If I were evaluating this model, I would run my own tests. Not to prove anything wrong. Just to understand. I would give it tasks my models fail at. I would see if it handles edge cases. I would check if the reasoning is genuine or memorized.

I would also check the code. The model card mentions Unsloth and Transformers versions. I would verify the implementation. I would look for potential data leakage. I would try to reproduce the results. This is how science works. This is how trust is built.

                        # Hypothetical test plan

                        Step 1: Download the model

                        Step 2: Run my failing test cases

                        Step 3: See if it works

                        Step 4: If yes, learn from it

                        Step 5: If no, ask questions

                        # Simple. Honest. Probably never happening because my GPU is busy NaNing.

The Community Aspect

The model card credits community testing. User @Chris Klaus ran tool calling benchmarks. User @sudoing tested on a single RTX 3090. This is good. Community verification matters. It adds credibility. It shows the work has been looked at by more than one pair of eyes.

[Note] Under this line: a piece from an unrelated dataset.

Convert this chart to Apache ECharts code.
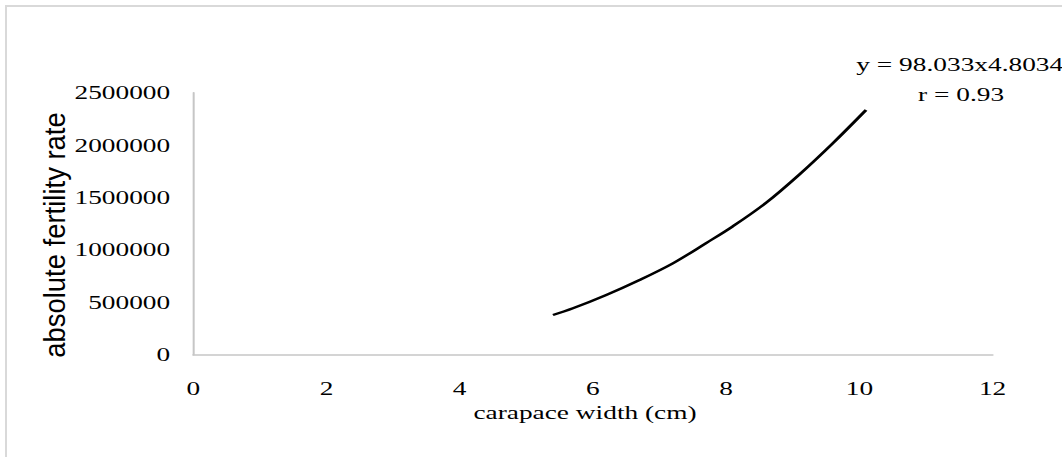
<!DOCTYPE html>
<html>
<head>
<meta charset="utf-8">
<script src="https://cdn.jsdelivr.net/npm/echarts@6/dist/echarts.min.js"></script>
<style>
    html, body { margin: 0; padding: 0; background: #fff; overflow: hidden; }
    #frame {
        position: absolute; left: 5px; top: 5px;
        width: 1200px; height: 600px;
        border: 2px solid #d9d9d9;
    }
    /* the source picture is stretched sideways, so draw narrow and widen */
    #chart {
        position: absolute; left: 0; top: 0;
        width: 738px; height: 457px;
        transform: scaleX(1.44);
        transform-origin: 0 0;
    }
</style>
</head>
<body>
<div id="frame"></div>
<div id="chart"></div>
<script>
const STRETCH = 1.44;

// Trend line
const carapaceWidth = [5.4, 5.7, 6.2, 6.7, 7.2, 7.7, 8.1, 8.6, 9.1, 9.6, 10.1];
const fertility = [379000, 443000, 570000, 713000, 872000, 1065000, 1225000, 1450000, 1720000, 2017000, 2335000];

const xTicks = [0, 12, 2];           // min, max, step
const yTicks = [0, 2500000, 500000]; // min, max, step

const xName = 'carapace width (cm)';
const yName = 'absolute fertility rate';
const equationLines = ['y = 98.033x4.8034', 'r = 0.93'];

const serif = '"Liberation Serif", "Times New Roman", serif';

const chart = echarts.init(document.getElementById('chart'), null, { renderer: 'svg' });

const option = {
    animation: false,
    grid: {
        left: 134.2,
        right: 48.7,
        top: 92.7,
        bottom: 102.3,
        containLabel: false,
        outerBoundsMode: 'none'
    },
    xAxis: {
        type: 'value',
        min: xTicks[0],
        max: xTicks[1],
        interval: xTicks[2],
        name: xName,
        nameLocation: 'middle',
        nameGap: 42,
        nameTextStyle: { fontFamily: serif, fontSize: 19, color: '#000', padding: [0, 11, 0, 0] },
        axisLine: { show: true, lineStyle: { color: '#c6c6c6', width: 1.6 } },
        axisTick: { show: false },
        splitLine: { show: false },
        axisLabel: { fontFamily: serif, fontSize: 19, color: '#000', margin: 24 }
    },
    yAxis: {
        type: 'value',
        min: yTicks[0],
        max: yTicks[1],
        interval: yTicks[2],
        axisLine: { show: true, lineStyle: { color: '#c6c6c6', width: 1.4 } },
        axisTick: { show: false },
        splitLine: { show: false },
        axisLabel: {
            fontFamily: serif, fontSize: 19, color: '#000', margin: 16,
            formatter: v => String(v)
        }
    },
    graphic: [
        {
            type: 'text',
            x: 38,
            y: 235,
            rotation: Math.PI / 2,
            scaleX: 0.93,
            scaleY: 1 / STRETCH,
            style: {
                text: yName,
                font: '29.5px "Liberation Sans", Arial, sans-serif',
                fill: '#000',
                align: 'center', verticalAlign: 'middle',
                textAlign: 'center', textVerticalAlign: 'middle'
            }
        },
        {
            type: 'text',
            x: 666.5,
            y: 65,
            style: {
                text: equationLines[0],
                font: '19px ' + serif,
                fill: '#000',
                align: 'center', verticalAlign: 'middle',
                textAlign: 'center', textVerticalAlign: 'middle'
            }
        },
        {
            type: 'text',
            x: 667.4,
            y: 94.5,
            style: {
                text: equationLines[1],
                font: '19px ' + serif,
                fill: '#000',
                align: 'center', verticalAlign: 'middle',
                textAlign: 'center', textVerticalAlign: 'middle'
            }
        }
    ],
    series: [{
        type: 'line',
        data: carapaceWidth.map((w, i) => [w, fertility[i]]),
        smooth: 0.35,
        showSymbol: false,
        lineStyle: { color: '#000', width: 2.3 }
    }]
};

chart.setOption(option);
</script>
</body>
</html>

I appreciate this. I wish more releases included community testing notes. It makes the ecosystem stronger. It makes claims more trustworthy. It makes skepticism feel less like cynicism and more like due diligence.

Why I Care

I care because I want to learn. I want to build better tiny models. If Jackrong's approach works, I want to understand why. If the benchmarks are real, I want to replicate the success. If there are tricks or techniques I am missing, I want to know about them.

I also care because the community deserves honesty. Perfect benchmarks without context can mislead. They can set unrealistic expectations. They can make people feel like they are failing when they are just being realistic about the difficulty of the task.

Final Thoughts

Jackrong's model looks impressive. The name is a mouthful. The benchmarks are perfect. The claims are bold. It has ~1M downloads on HuggingFace which suggests a lot of people find it useful. I am skeptical because skepticism is my default setting. I am also curious because curiosity is how I learn.

I will not dismiss the work. I will not accuse anyone of wrongdoing. I will just ask questions. I will try to test things myself when I have time. I will keep training my tiny confused models. I will keep sharing my messy results.

Maybe Jackrong cracked the code. Maybe I am just bad at distillation. Maybe the truth is somewhere in the middle. I will find out eventually. Or I will keep wondering. Both outcomes are educational. Both outcomes are very on brand for me.